Copy out, from the entries below, each line holding the string "this".

---

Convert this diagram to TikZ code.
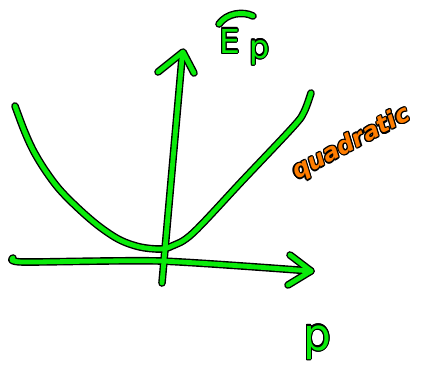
\documentclass[tikz,border=0pt]{standalone}
\usepackage{fontspec}
\setmainfont{DejaVu Sans}
\usepackage{contour}
\contourlength{1.2pt}
\contournumber{12}
\definecolor{pen}{RGB}{10,235,10}
\definecolor{orng}{RGB}{255,125,0}
\newcommand\inked[2]{\contour{black}{\textcolor{#1}{#2}}}
\tikzset{
  outline/.style={draw=black, line width=7.6pt, line cap=round, line join=round},
  inkline/.style={draw=pen, line width=4.8pt, line cap=round, line join=round},
  lbl/.style={inner sep=0pt, anchor=base west},
}
\newcommand\sketchpaths[1]{%
  % parabola
  \draw[#1] plot[smooth, tension=0.55] coordinates {(15,106) (24,130) (33,150) (45,170) (60,190) (80,210) (100,227) (120,240) (140,247) (160,249) (172,246) (193,233) (243,180) (293,127) (304,112) (311,93)};
  % vertical axis
  \draw[#1] (162,283) -- (182,58);
  \draw[#1] (158,72) -- (183,52) -- (194,73);
  % horizontal axis
  \draw[#1] plot[smooth, tension=0.4] coordinates {(13,258) (23,262) (160,261) (311,271)};
  \draw[#1] (290,255) -- (311,271) -- (288,285);
  % bar over E
  \draw[#1] (219,24) .. controls (227,13) and (243,11) .. (253,16);
}
\begin{document}
\begin{tikzpicture}[x=1pt, y=-1pt]
  \useasboundingbox (0,0) rectangle (428,375);
  \sketchpaths{outline}
  \sketchpaths{inkline}
  \node[lbl] (ebar) at (219,53) {\fontsize{33}{33}\selectfont\inked{pen}{E}};
  \node[lbl] (psub) at (249,58) {\fontsize{32}{32}\selectfont\inked{pen}{p}};
  \node[lbl, rotate=28] (quad) at (297,180) {\fontsize{24}{24}\selectfont\bfseries\itshape\inked{orng}{quadratic}};
  \node[lbl] (plabel) at (303,350) {\fontsize{44}{44}\selectfont\inked{pen}{p}};
\end{tikzpicture}
\end{document}
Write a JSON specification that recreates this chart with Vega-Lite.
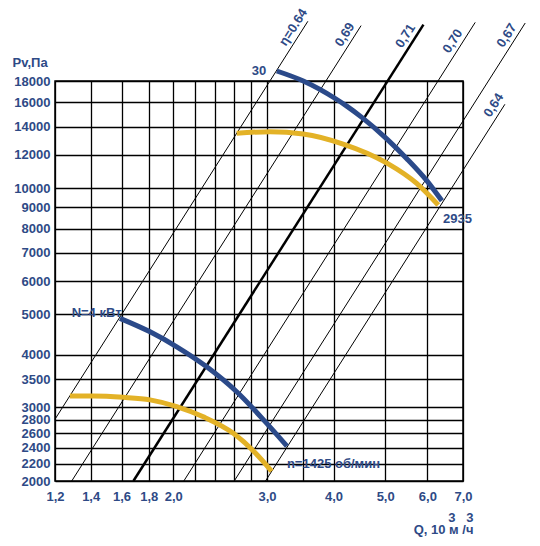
{
  "$schema": "https://vega.github.io/schema/vega-lite/v6.json",
  "width": 408,
  "height": 400,
  "autosize": {"type": "none"},
  "padding": {"left": 55, "top": 81, "right": 77, "bottom": 65},
  "background": "white",
  "datasets": {
    "eta": [
      {"name": "η=0.64", "Q": 1.2, "P": 2808},
      {"name": "η=0.64", "Q": 3.58, "P": 24990},
      {"name": "0,69", "Q": 1.29, "P": 2000},
      {"name": "0,69", "Q": 4.506, "P": 24400},
      {"name": "0,71", "Q": 1.684, "P": 2000},
      {"name": "0,71", "Q": 5.9, "P": 24540},
      {"name": "0,70", "Q": 2.094, "P": 2000},
      {"name": "0,70", "Q": 7.38, "P": 24840},
      {"name": "0,67", "Q": 2.604, "P": 2000},
      {"name": "0,67", "Q": 9.16, "P": 24750},
      {"name": "0,64", "Q": 2.981, "P": 2000},
      {"name": "0,64", "Q": 8.39, "P": 15840}
    ],
    "eta_labels": [
      {"name": "η=0.64", "Q": 3.475, "P": 23550},
      {"name": "0,69", "Q": 4.34, "P": 22620},
      {"name": "0,71", "Q": 5.64, "P": 22460},
      {"name": "0,70", "Q": 6.92, "P": 21820},
      {"name": "0,67", "Q": 8.74, "P": 22510},
      {"name": "0,64", "Q": 8.26, "P": 15340}
    ],
    "curves": [
      {"curve": "pv_2935", "kind": "pv", "Q": 3.13, "P": 19016},
      {"curve": "pv_2935", "kind": "pv", "Q": 3.51, "P": 18000},
      {"curve": "pv_2935", "kind": "pv", "Q": 4.03, "P": 16350},
      {"curve": "pv_2935", "kind": "pv", "Q": 4.235, "P": 15680},
      {"curve": "pv_2935", "kind": "pv", "Q": 4.52, "P": 14740},
      {"curve": "pv_2935", "kind": "pv", "Q": 5.04, "P": 13080},
      {"curve": "pv_2935", "kind": "pv", "Q": 5.49, "P": 11750},
      {"curve": "pv_2935", "kind": "pv", "Q": 5.99, "P": 10400},
      {"curve": "pv_2935", "kind": "pv", "Q": 6.39, "P": 9320},
      {"curve": "n_2935", "kind": "n", "Q": 2.632, "P": 13510},
      {"curve": "n_2935", "kind": "n", "Q": 3.04, "P": 13630},
      {"curve": "n_2935", "kind": "n", "Q": 3.51, "P": 13460},
      {"curve": "n_2935", "kind": "n", "Q": 4.17, "P": 12733},
      {"curve": "n_2935", "kind": "n", "Q": 5.04, "P": 11468},
      {"curve": "n_2935", "kind": "n", "Q": 5.73, "P": 10258},
      {"curve": "n_2935", "kind": "n", "Q": 6.29, "P": 9107},
      {"curve": "pv_1425", "kind": "pv", "Q": 1.589, "P": 4887},
      {"curve": "pv_1425", "kind": "pv", "Q": 1.81, "P": 4538},
      {"curve": "pv_1425", "kind": "pv", "Q": 2.031, "P": 4180},
      {"curve": "pv_1425", "kind": "pv", "Q": 2.312, "P": 3745},
      {"curve": "pv_1425", "kind": "pv", "Q": 2.632, "P": 3265},
      {"curve": "pv_1425", "kind": "pv", "Q": 2.997, "P": 2744},
      {"curve": "pv_1425", "kind": "pv", "Q": 3.27, "P": 2422},
      {"curve": "n_1425", "kind": "n", "Q": 1.28, "P": 3190},
      {"curve": "n_1425", "kind": "n", "Q": 1.416, "P": 3190},
      {"curve": "n_1425", "kind": "n", "Q": 1.612, "P": 3167},
      {"curve": "n_1425", "kind": "n", "Q": 1.81, "P": 3123},
      {"curve": "n_1425", "kind": "n", "Q": 2.031, "P": 3010},
      {"curve": "n_1425", "kind": "n", "Q": 2.278, "P": 2846},
      {"curve": "n_1425", "kind": "n", "Q": 2.594, "P": 2599},
      {"curve": "n_1425", "kind": "n", "Q": 2.953, "P": 2225},
      {"curve": "n_1425", "kind": "n", "Q": 3.06, "P": 2110}
    ],
    "notes": [
      {"text": "30", "side": "right", "Q": 2.99, "P": 18600},
      {"text": "N=4 кВт", "side": "right", "Q": 1.6, "P": 4920},
      {"text": "2935", "side": "left", "Q": 6.42, "P": 8250},
      {"text": "n=1425 об/мин", "side": "left", "Q": 3.27, "P": 2148}
    ]
  },
  "encoding": {
    "x": {
      "field": "Q",
      "type": "quantitative",
      "scale": {"type": "log", "domain": [1.2, 7], "nice": false, "zero": false},
      "axis": {
        "values": [1.2, 1.4, 1.6, 1.8, 2, 2.2, 2.4, 2.6, 2.8, 3, 3.5, 4, 5, 6, 7],
        "labelExpr": "indexof([1.2, 1.4, 1.6, 1.8, 2, 3, 4, 5, 6, 7], datum.value) >= 0 ? replace(format(datum.value, '.1f'), '.', ',') : ''",
        "labelPadding": 9,
        "labelOverlap": false,
        "labelFlush": false,
        "title": ["3\u00a0\u00a0\u00a03\u00a0\u00a0\u00a0", "Q, 10 м /ч"],
        "titleX": 418,
        "titleY": 40,
        "titleAlign": "right",
        "titleBaseline": "alphabetic",
        "titleLineHeight": 12
      }
    },
    "y": {
      "field": "P",
      "type": "quantitative",
      "scale": {"type": "log", "domain": [2000, 18000], "nice": false, "zero": false},
      "axis": {
        "values": [2000, 2200, 2400, 2600, 2800, 3000, 3500, 4000, 5000, 6000, 7000, 8000, 9000, 10000, 12000, 14000, 16000, 18000],
        "format": "d",
        "labelPadding": 5,
        "labelOverlap": false,
        "labelFlush": false,
        "title": "Pv,Па",
        "titleAngle": 0,
        "titleX": -43,
        "titleY": -15,
        "titleAlign": "left",
        "titleBaseline": "alphabetic"
      }
    }
  },
  "layer": [
    {
      "data": {"name": "eta"},
      "mark": {"type": "line", "color": "#000"},
      "encoding": {
        "detail": {"field": "name"},
        "strokeWidth": {"condition": {"test": "datum.name == '0,71'", "value": 2.5}, "value": 1}
      }
    },
    {
      "data": {"name": "curves"},
      "mark": {"type": "line", "strokeWidth": 5, "interpolate": "monotone", "strokeCap": "butt"},
      "encoding": {
        "detail": {"field": "curve"},
        "color": {
          "field": "kind",
          "type": "nominal",
          "scale": {"domain": ["pv", "n"], "range": ["#2b4a8a", "#e3b227"]},
          "legend": null
        }
      }
    },
    {
      "data": {"name": "eta_labels"},
      "mark": {"type": "text", "angle": 302.4, "align": "center", "baseline": "bottom", "dy": -2},
      "encoding": {"text": {"field": "name"}}
    },
    {
      "data": {"name": "notes"},
      "transform": [{"filter": "datum.side == 'right'"}],
      "mark": {"type": "text", "align": "right", "baseline": "alphabetic"},
      "encoding": {"text": {"field": "text"}}
    },
    {
      "data": {"name": "notes"},
      "transform": [{"filter": "datum.side == 'left'"}],
      "mark": {"type": "text", "align": "left", "baseline": "alphabetic"},
      "encoding": {"text": {"field": "text"}}
    }
  ],
  "config": {
    "font": "Liberation Sans",
    "view": {"stroke": "#000", "strokeWidth": 1.5},
    "axis": {
      "grid": true,
      "gridColor": "#000",
      "gridOpacity": 1,
      "gridWidth": 1.3,
      "domain": false,
      "ticks": false,
      "labelFont": "Liberation Sans",
      "labelFontWeight": "bold",
      "labelFontSize": 13,
      "labelColor": "#2e4a86",
      "titleFont": "Liberation Sans",
      "titleFontWeight": "bold",
      "titleFontSize": 13,
      "titleColor": "#2e4a86"
    },
    "text": {"font": "Liberation Sans", "fontWeight": "bold", "fontSize": 13, "fill": "#2e4a86"}
  }
}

---

Full solution
Convert this diagram to TikZ code.
Write a JSON specification that recreates this chart with Vega-Lite.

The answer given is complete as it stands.